23. The learned Counsel for the applicant had also placed reliance on Judgment of the Supreme Court in Prahlad Singh Bhati Vs. N.C.T., Delhi & another, reported at 2001(5) Bom.C.R. 727 : [2001 ALL MR (Cri) 739 (S.C.)] where the Supreme Court had held that regular bail under Section 437 could not be granted when accused was found to be involved in graver offence of murder under Section 302 of the Indian Penal Code. In this context, the Supreme Court observed in paras 6, 7 and 11 as under :-
"6. Even though there is no legal bar for a Magistrate to consider an application for grant of bail to a person who is arrested for an offence exclusively triable by a Court of Sessions yet it would be proper and appropriate that in such a case the Magistrate directs the accused person to approach the Court of Session for the purposes of getting the relief of bail. Even in a case where any Magistrate opts to make an adventure of exercising the powers under section 437 of the Code in respect of a person who is suspected of the commission of such an offence, arrested and detained in that connection, such Magistrate has to specifically negate the existence of reasonable ground for believing that such an accused is guilty of an offence punishable with the sentence of death or imprisonment for life. In a case, where the Magistrate has no occasion and in fact does not find, that there were no reasonable grounds to believe that the accused had not committed the offence punishable with death or imprisonment for life, he shall be deemed to be having no jurisdiction to enlarge the accused on bail.

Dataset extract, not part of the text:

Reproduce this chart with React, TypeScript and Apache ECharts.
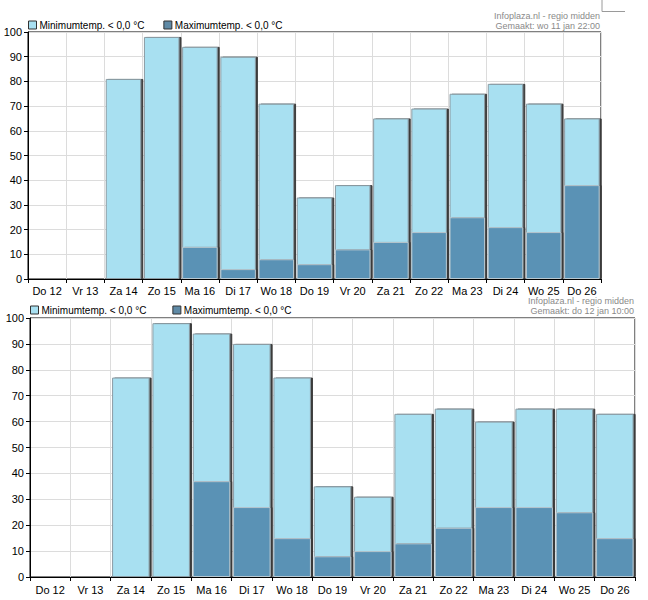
import React, { useEffect, useRef } from "react";
import * as echarts from "echarts";

const days = ["Do 12", "Vr 13", "Za 14", "Zo 15", "Ma 16", "Di 17", "Wo 18", "Do 19", "Vr 20", "Za 21", "Zo 22", "Ma 23", "Di 24", "Wo 25", "Do 26"];
const minTop = [null, null, 81, 98, 94, 90, 71, 33, 38, 65, 69, 75, 79, 71, 65];
const maxTop = [null, null, null, null, 13, 4, 8, 6, 12, 15, 19, 25, 21, 19, 38];
const minBottom = [null, null, 77, 98, 94, 90, 77, 35, 31, 63, 65, 60, 65, 65, 63];
const maxBottom = [null, null, null, null, 37, 27, 15, 8, 10, 13, 19, 27, 27, 25, 15];
const seriesNames = ["Minimumtemp. < 0,0 °C", "Maximumtemp. < 0,0 °C"];
const sourceText = "Infoplaza.nl - regio midden";
const madeTop = "Gemaakt: wo 11 jan 22:00";
const madeBottom = "Gemaakt: do 12 jan 10:00";

const FONT = "'Liberation Sans', Arial, sans-serif";
const LIGHT = "#a8e0f1";
const DARK = "#5a92b5";

export default function App() {
  const ref = useRef<HTMLDivElement>(null);
  useEffect(() => {
    if (!ref.current) return;
    const chart = echarts.init(ref.current, null, { renderer: "svg" });

    const xAxis = (gridIndex: number, margin: number) => ({
      type: "category",
      gridIndex,
      data: days,
      boundaryGap: true,
      axisLine: { lineStyle: { color: "#000", width: 1 } },
      axisTick: { show: true, length: 4, lineStyle: { color: "#000" } },
      axisLabel: { color: "#000", fontSize: 11, fontFamily: FONT, margin, interval: 0 },
      splitLine: { show: true, lineStyle: { color: "#dcdcdc" } },
    });
    const yAxis = (gridIndex: number) => ({
      type: "value",
      gridIndex,
      min: 0,
      max: 100,
      interval: 10,
      axisLine: { show: true, lineStyle: { color: "#000", width: 1 } },
      axisTick: { show: true, length: 4, lineStyle: { color: "#000" } },
      axisLabel: { color: "#000", fontSize: 11, fontFamily: FONT, margin: 6 },
      splitLine: { show: true, lineStyle: { color: "#dcdcdc" } },
    });
    const barStyle = (color: string) => ({
      color,
      borderColor: "#8b9ba3",
      borderWidth: 1,
      shadowColor: "#3a3a3a",
      shadowOffsetX: 2,
      shadowOffsetY: 0,
      shadowBlur: 0,
    });
    const bars = (idx: number, mins: (number | null)[], maxs: (number | null)[]) => [
      {
        name: seriesNames[0],
        type: "bar",
        xAxisIndex: idx,
        yAxisIndex: idx,
        data: mins.map((v) => (v === null ? "-" : v)),
        barWidth: "93%",
        barGap: "-100%",
        itemStyle: barStyle(LIGHT),
        z: 2,
      },
      {
        name: seriesNames[1],
        type: "bar",
        xAxisIndex: idx,
        yAxisIndex: idx,
        data: maxs.map((v) => (v === null ? "-" : v)),
        barWidth: "93%",
        barGap: "-100%",
        itemStyle: { ...barStyle(DARK), borderColor: "#b8c8d0" },
        z: 3,
      },
    ];
    const legend = (left: number, top: number, gap: number) => ({
      left,
      top,
      padding: 0,
      orient: "horizontal",
      itemWidth: 8,
      itemHeight: 8,
      itemGap: gap,
      icon: "rect",
      textStyle: { color: "#000", fontSize: 10, fontFamily: FONT, padding: [0, 0, 0, -2] },
      data: [
        { name: seriesNames[0], itemStyle: { color: LIGHT, borderColor: "#333", borderWidth: 1, shadowBlur: 0, shadowOffsetX: 0 } },
        { name: seriesNames[1], itemStyle: { color: "#5f8aa6", borderColor: "#333", borderWidth: 1, shadowBlur: 0, shadowOffsetX: 0 } },
      ],
    });
    const infoText = (x: number, y: number, line2: string) => ({
      type: "text",
      x,
      y,
      style: {
        text: sourceText + "\n" + line2,
        textAlign: "right",
        fill: "#8a8a8a",
        fontSize: 9,
        fontFamily: FONT,
        lineHeight: 10,
      },
    });

    chart.setOption({
      animation: false,
      grid: [
        { left: 28, top: 32, width: 573, height: 247, show: true, borderColor: "#000", borderWidth: 1, containLabel: false },
        { left: 30, top: 318, width: 605, height: 259, show: true, borderColor: "#000", borderWidth: 1, containLabel: false },
      ],
      legend: [legend(28, 20, 19), legend(30, 305, 26)],
      xAxis: [xAxis(0, 6), xAxis(1, 7)],
      yAxis: [yAxis(0), yAxis(1)],
      series: [...bars(0, minTop, maxTop), ...bars(1, minBottom, maxBottom)],
      graphic: [
        infoText(600, 11, madeTop),
        infoText(634, 296, madeBottom),
        {
          type: "polyline",
          shape: { points: [[602, 0], [602, 11.5], [625, 11.5]] },
          style: { stroke: "#9a9a9a", lineWidth: 1, fill: null },
        },
      ],
    });
    return () => chart.dispose();
  }, []);
  return <div ref={ref} style={{ position: "absolute", left: 0, top: 0, width: 648, height: 600 }} />;
}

7. Powers of the Magistrate, while dealing with the applications for grant of bail, are regulated by the punishment prescribed for the offence in which the bail is sought. Generally speaking if punishment prescribed is for imprisonment for life and death penalty and the offence is exclusively triable by the Court of Sessions, the Magistrate has no jurisdiction to grant bail unless the matter is covered by the provisos attached to section 437 of the Code. The limitations circumscribing the jurisdiction of the Magistrate are evident and apparent. Assumption of jurisdiction to entertain the application is distinguishable from the exercise of the jurisdiction.

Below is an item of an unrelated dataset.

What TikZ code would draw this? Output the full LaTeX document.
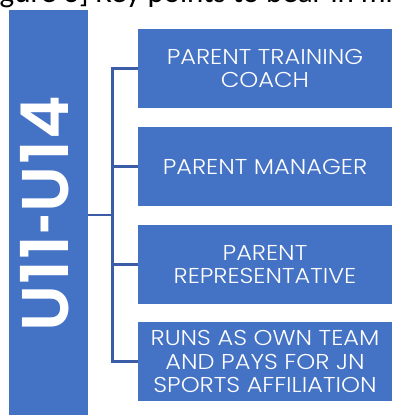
\documentclass[tikz,border=0pt]{standalone}
\usepackage{fontspec}
\setmainfont{Poppins}
\IfFontExistsTF{Poppins Light}{\newfontfamily\boxfont{Poppins Light}[FakeStretch=1.12]}{\newfontfamily\boxfont{Poppins}[FakeStretch=1.12]}
\IfFontExistsTF{Poppins SemiBold}{\newfontfamily\barfont{Poppins SemiBold}}{\newfontfamily\barfont{Poppins}[UprightFont=*,BoldFont=*]}
\newfontfamily\topfont{Carlito}
\definecolor{boxblue}{RGB}{68,114,196}
\definecolor{lineblue}{RGB}{59,93,168}
\tikzset{
  bluebox/.style={fill=boxblue, draw=none, inner sep=0pt, minimum width=254pt, minimum height=79pt,
    text=white, align=center, font=\boxfont\fontsize{21.5}{23.5}\selectfont},
  conn/.style={draw=lineblue, line width=2.5pt},
}
\newcommand\sk{\kern1.25pt}
\begin{document}
\begin{tikzpicture}[x=1pt,y=-1pt]
\useasboundingbox (0,0) rectangle (392,415);
\clip (0,0) rectangle (392,415);
\node[anchor=base west, inner sep=0pt, font=\topfont\fontsize{31}{34}\selectfont] (top) at (-0.5,2.5) {gure 3] Key points to bear in mind};
\node[fill=boxblue, inner sep=0pt, minimum width=79pt, minimum height=410pt, anchor=north west] (bar) at (9,10) {};
\node[rotate=90, inner sep=0pt, text=white, font=\barfont\fontsize{66}{70}\selectfont] (lbl) at (45,214) {U\sk 1\sk 1\sk\scalebox{0.55}[1]{-}\sk U\sk 1\sk 4};
\node[bluebox] (b1) at (265,68.5) {PARENT TRAINING\\COACH};
\node[bluebox] (b2) at (265,166.5) {PARENT MANAGER};
\node[bluebox] (b3) at (265,264.5) {PARENT\\REPRESENTATIVE};
\node[bluebox] (b4) at (265,361.5) {RUNS AS OWN TEAM\\AND PAYS FOR JN\\SPORTS AFFILIATION};
\coordinate (j) at (112.5,215);
\draw[conn] (bar.east |- j) -- (j);
\draw[conn] (b1.west) -- (b1.west -| j) -- (b4.west -| j) -- (b4.west);
\draw[conn] (b2.west -| j) -- (b2.west);
\draw[conn] (b3.west -| j) -- (b3.west);
\end{tikzpicture}
\end{document}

11. While allowing this appeal and setting aside the orders impugned we permit the respondent-accused to apply for regular bail in the trial Court. If any such application is filed, the same shall be disposed of on its merits keeping in view the position of law and the observations made hereinabove. We would reiterate that in cases where the offence is punishable with death or imprisonment for life which is triable exclusively by a Court of Session, the Magistrate may, in his wisdom, refrain to exercise the powers of granting the bail and refer the accused to approach the higher Courts unless he is fully satisfied that there is no reasonable ground for believing that the accused has been guilty of an offence punishable with death or imprisonment for life."

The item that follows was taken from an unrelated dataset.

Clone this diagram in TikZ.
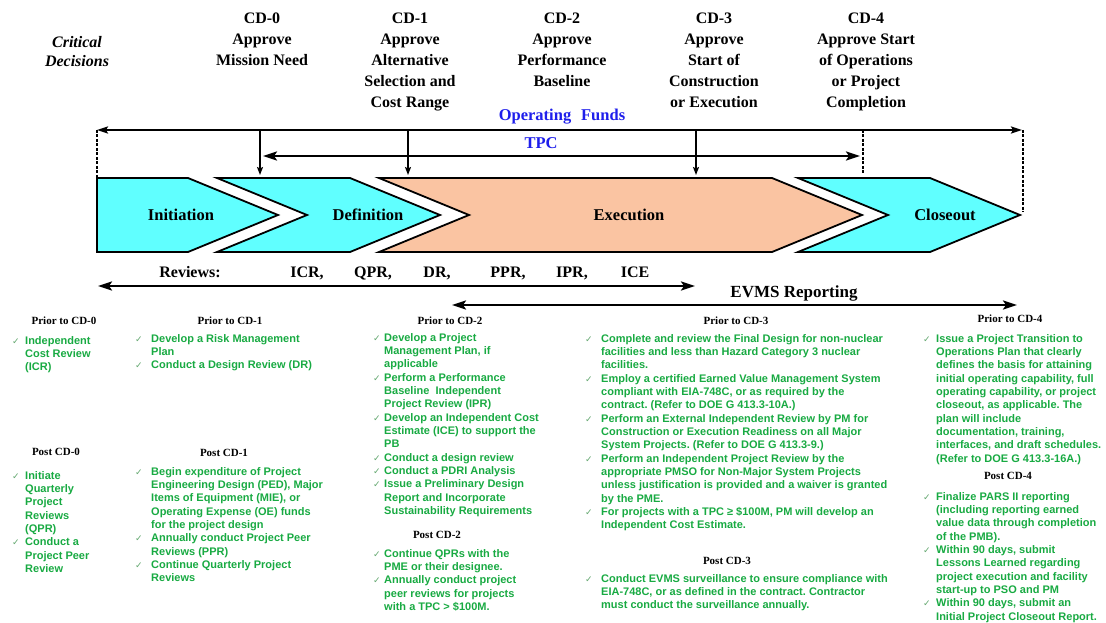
\documentclass[tikz,border=0pt]{standalone}
\usepackage{fontspec}
\setmainfont{Liberation Serif}
\newfontfamily\itemfont{Liberation Sans}
\newfontfamily\symfont{DejaVu Sans}
\usetikzlibrary{arrows.meta}
\frenchspacing

\definecolor{phasecyan}{RGB}{96,255,255}
\definecolor{phasepeach}{RGB}{250,196,162}
\definecolor{itemgreen}{RGB}{24,170,66}
\definecolor{checkgreen}{RGB}{100,168,112}
\definecolor{fundblue}{RGB}{30,30,235}

% stacked lines with the first baseline as the node baseline
\newcommand\stackl[1]{\begin{tabular}[t]{@{}l@{}}#1\end{tabular}}
\newcommand\stackc[1]{\begin{tabular}[t]{@{}c@{}}#1\end{tabular}}
% check mark hung to the left of an item, #1 = gap in pt
\newcommand\ck[1]{\llap{\makebox[#1pt][l]{\symfont\fontsize{9}{9}\selectfont\color{checkgreen}✓}}}

\begin{document}
\begin{tikzpicture}[x=1pt,y=-1pt,
  hd/.style={font=\fontsize{16}{20.8}\selectfont\bfseries, inner sep=0, anchor=base},
  crit/.style={hd, font=\fontsize{16}{19.5}\selectfont\bfseries\itshape},
  fund/.style={font=\fontsize{16.5}{20}\selectfont\bfseries, text=fundblue, inner sep=0},
  phase/.style={draw=black, line width=1.8pt, line join=miter},
  phaselabel/.style={font=\fontsize{16.5}{20}\selectfont\bfseries, inner sep=0},
  span/.style={line width=2.2pt, {Stealth[length=14pt,width=9pt,inset=3pt]}-{Stealth[length=14pt,width=9pt,inset=3pt]}},
  fundspan/.style={line width=2pt, {Stealth[length=11pt,width=7pt,inset=2pt]}-{Stealth[length=11pt,width=7pt,inset=2pt]}},
  drop/.style={line width=1.6pt, -{Stealth[length=8pt,width=6pt,inset=1.5pt]}},
  guide/.style={line width=1.6pt, dash pattern=on 3pt off 1.5pt},
  rev/.style={font=\fontsize{16}{20}\selectfont\bfseries, inner sep=0, anchor=base},
  colhead/.style={font=\fontsize{11}{13}\selectfont\bfseries, inner sep=0, anchor=base},
  items/.style={font=\itemfont\fontsize{11}{13.35}\selectfont\bfseries, text=itemgreen, inner sep=0, anchor=base west}]

\useasboundingbox (0,0) rectangle (1106,623);

% ---- critical decision headings
\node[crit] (critical) at (77,47.5) {\stackc{Critical\\Decisions}};
\node[hd] (cd0) at (262,24) {\stackc{CD-0\\Approve\\Mission Need}};
\node[hd] (cd1) at (410,24) {\stackc{CD-1\\Approve\\Alternative\\Selection and\\Cost Range}};
\node[hd] (cd2) at (562,24) {\stackc{CD-2\\Approve\\Performance\\Baseline}};
\node[hd] (cd3) at (714,24) {\stackc{CD-3\\Approve\\Start of\\Construction\\or Execution}};
\node[hd] (cd4) at (866,24) {\stackc{CD-4\\Approve Start\\of Operations\\or Project\\Completion}};

% ---- funding spans
\node[fund] (funds) at (562,117) {Operating\hspace{0.6em}Funds};
\node[fund] (tpc) at (541,143) {TPC};

\coordinate (fundL) at (97,130);
\coordinate (fundR) at (1022,130);
\coordinate (tpcL) at (263,156);
\coordinate (tpcR) at (860,156);
\coordinate (tpcEnd) at (863,130);
\coordinate (tpcEndLow) at (863,174);
\coordinate (initCorner) at (97,177);
\coordinate (closeTip) at (1023,212);
\coordinate (fundRx) at (1023,130);

\draw[fundspan] (fundL) -- (fundR);
\draw[span] (tpcL) -- (tpcR);
\draw[guide] (fundL) -- (initCorner);
\draw[guide] (fundRx) -- (closeTip);
\draw[guide] (tpcEnd) -- (tpcEndLow);

\coordinate (d0a) at (260,130); \coordinate (d0b) at (260,175);
\coordinate (d1a) at (408,130); \coordinate (d1b) at (408,175);
\coordinate (d3a) at (696,130); \coordinate (d3b) at (696,175);
\draw[drop] (d0a) -- (d0b);
\draw[drop] (d1a) -- (d1b);
\draw[drop] (d3a) -- (d3b);

% ---- phase chevrons
\path[phase, fill=phasecyan] (97,178) -- (188,178) -- (278,215) -- (188,252) -- (97,252) -- cycle;
\path[phase, fill=phasecyan] (217,178) -- (350,178) -- (440,215) -- (350,252) -- (217,252) -- (307,215) -- cycle;
\path[phase, fill=phasepeach] (379,178) -- (772,178) -- (862,215) -- (772,252) -- (379,252) -- (469,215) -- cycle;
\path[phase, fill=phasecyan] (798,178) -- (930,178) -- (1020,215) -- (930,252) -- (798,252) -- (888,215) -- cycle;

\node[phaselabel] (initiation) at (181,215) {Initiation};
\node[phaselabel] (definition) at (368,215) {Definition};
\node[phaselabel] (execution) at (629,215) {Execution};
\node[phaselabel] (closeout) at (945,215) {Closeout};

% ---- reviews and EVMS reporting
\node[rev] (reviews) at (190,277.5) {Reviews:};
\node[rev] (icr) at (307,277.5) {ICR,};
\node[rev] (qpr) at (373,277.5) {QPR,};
\node[rev] (dr) at (437,277.5) {DR,};
\node[rev] (ppr) at (508,277.5) {PPR,};
\node[rev] (ipr) at (572,277.5) {IPR,};
\node[rev] (ice) at (635,277.5) {ICE};

\coordinate (revL) at (98,286);
\coordinate (revR) at (695,286);
\draw[span] (revL) -- (revR);

\node[rev, font=\fontsize{17}{20}\selectfont\bfseries] (evms) at (794,297) {EVMS Reporting};
\coordinate (evmsL) at (452,305);
\coordinate (evmsR) at (1017,305);
\draw[span] (evmsL) -- (evmsR);

% ---- column 1
\node[colhead] (pre0) at (64,324.5) {Prior to CD-0};
\node[items] (pre0i) at (25,344) {\stackl{\ck{13}Independent\\Cost Review\\(ICR)}};
\node[colhead] (post0) at (56,455.5) {Post CD-0};
\node[items] (post0i) at (25,479) {\stackl{\ck{13}Initiate\\Quarterly\\Project\\Reviews\\(QPR)\\
  \ck{13}Conduct a\\Project Peer\\Review}};

% ---- column 2
\node[colhead] (pre1) at (230,324.5) {Prior to CD-1};
\node[items] (pre1i) at (151,342) {\stackl{\ck{16}Develop a Risk Management\\Plan\\
  \ck{16}Conduct a Design Review (DR)}};
\node[colhead] (post1) at (224,456) {Post CD-1};
\node[items] (post1i) at (151,475) {\stackl{\ck{16}Begin expenditure of Project\\Engineering Design (PED), Major\\Items of Equipment (MIE), or\\Operating Expense (OE) funds\\for the project design\\
  \ck{16}Annually conduct Project Peer\\Reviews (PPR)\\
  \ck{16}Continue Quarterly Project\\Reviews}};

% ---- column 3
\node[colhead] (pre2) at (450,324.5) {Prior to CD-2};
\node[items] (pre2i) at (384,341) {\stackl{\ck{11}Develop a Project\\Management Plan, if\\applicable\\
  \ck{11}Perform a Performance\\Baseline\ \ Independent\\Project Review (IPR)\\
  \ck{11}Develop an Independent Cost\\Estimate (ICE) to support the\\PB\\
  \ck{11}Conduct a design review\\
  \ck{11}Conduct a PDRI Analysis\\
  \ck{11}Issue a Preliminary Design\\Report and Incorporate\\Sustainability Requirements}};
\node[colhead] (post2) at (437,538) {Post CD-2};
\node[items] (post2i) at (384,557) {\stackl{\ck{11}Continue QPRs with the\\PME or their designee.\\
  \ck{11}Annually conduct project\\peer reviews for projects\\with a TPC > \$100M.}};

% ---- column 4
\node[colhead] (pre3) at (736,324.5) {Prior to CD-3};
\node[items] (pre3i) at (601,342) {\stackl{\ck{16}Complete and review the Final Design for non-nuclear\\facilities and less than Hazard Category 3 nuclear\\facilities.\\
  \ck{16}Employ a certified Earned Value Management System\\compliant with EIA-748C, or as required by the\\contract. (Refer to DOE G 413.3-10A.)\\
  \ck{16}Perform an External Independent Review by PM for\\Construction or Execution Readiness on all Major\\System Projects. (Refer to DOE G 413.3-9.)\\
  \ck{16}Perform an Independent Project Review by the\\appropriate PMSO for Non-Major System Projects\\unless justification is provided and a waiver is granted\\by the PME.\\
  \ck{16}For projects with a TPC ≥ \$100M, PM will develop an\\Independent Cost Estimate.}};
\node[colhead] (post3) at (727,564) {Post CD-3};
\node[items] (post3i) at (601,582) {\stackl{\ck{16}Conduct EVMS surveillance to ensure compliance with\\EIA-748C, or as defined in the contract. Contractor\\must conduct the surveillance annually.}};

% ---- column 5
\node[colhead] (pre4) at (1010,322.5) {Prior to CD-4};
\node[items] (pre4i) at (936,342) {\stackl{\ck{13}Issue a Project Transition to\\Operations Plan that clearly\\defines the basis for attaining\\initial operating capability, full\\operating capability, or project\\closeout, as applicable. The\\plan will include\\documentation, training,\\interfaces, and draft schedules.\\(Refer to DOE G 413.3-16A.)}};
\node[colhead] (post4) at (1008,479) {Post CD-4};
\node[items] (post4i) at (936,500) {\stackl{\ck{13}Finalize PARS II reporting\\(including reporting earned\\value data through completion\\of the PMB).\\
  \ck{13}Within 90 days, submit\\Lessons Learned regarding\\project execution and facility\\start-up to PSO and PM\\
  \ck{13}Within 90 days, submit an\\Initial Project Closeout Report.}};

\end{tikzpicture}
\end{document}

In fact, this Judgment would show that it is not that the Magistrate cannot grant bail in cases where the offence is punishable with imprisonment for life, if the offence is triable by the Magistrate. The observations of the Supreme Court that generally speaking if the punishment prescribed is that of imprisonment for life or death penalty, and the offence is exclusively triable by the Court of Sessions, the Magistrate has no jurisdiction to grant bail, unless the matter is covered by the provisos attached to section 437 of the Code. Thus, merely because an offence is punishable when imprisonment for life, it does not follow a Magistrate would have no jurisdiction to grant bail, unless offence is also exclusively triable by the Court of Sessions. This, implies that the Magistrate would be entitled to grant bail in cases triable by him even though punishment prescribed may extend to imprisonment for life. This Judgment in Prahlad Singh Bhati's case had not been cited before Judge, who decided State of Maharashtra Vs. Rajkumar Kunda Swami. Had this Judgment been noticed by the Hon'ble Judge deciding that case, the observation that the Magistrate may not decide an application for bail if the offence is punishable with imprisonment for life would possibly would not have been made. In view of the observations of the Supreme Court in Prahlad Singh Bhati's case, it is clear that the view taken by J. H. Bhatia, J. in Ambarish Rangshahi Patnigere Vs. State of Maharashtra, reported at 2010 ALL MR (Cri) 2775 is in tune with the Judgment of the Supreme Court and therefore, the Magistrate would have jurisdiction to grant bail.
24. In view of this, there should be no difficulty for the applicant to approach learned Magistrate, as had been directed by this Court, for seeking regular bail since it is the Court of the Magistrate which would be seized of the matter and which would eventually try the case.
25. As held by the Supreme Court in K. L. Verma Vs. State, reported at (1998)9 SCC 348 : [1997 ALL MR (Cri) 1385 (S.C.)], portion whereof has been quoted in earlier part of the Judgment, though the applicant had approached the wrong Court i.e. Court of Sessions for bail rather than approaching the learned Magistrate who is seized of the matter, in terms of directions of this Court given on 28th June, 2010 in Criminal Application No.4356 of 2009, and though this Court had directed that the anticipatory bail granted would be effective till filing of the charge-sheet, the order granting anticipatory bail to the applicant till filing of the charge-sheet could be extended for a period of 15 days to enable the applicant to approach the Court of Judicial Magistrate First Class seized of the matter and by a further period of 15 days from the date of order by the Magistrate should it be against the applicant, to enable the applicant to approach Court of Sessions or this Court. If the applicant does not approach the concerned Court within a period of 15 days, the order would lapse. The learned Judicial Magistrate First Class shall decide the applicant's application, uninfluenced by order passed by the Additional Sessions Judge rejecting applicant's application.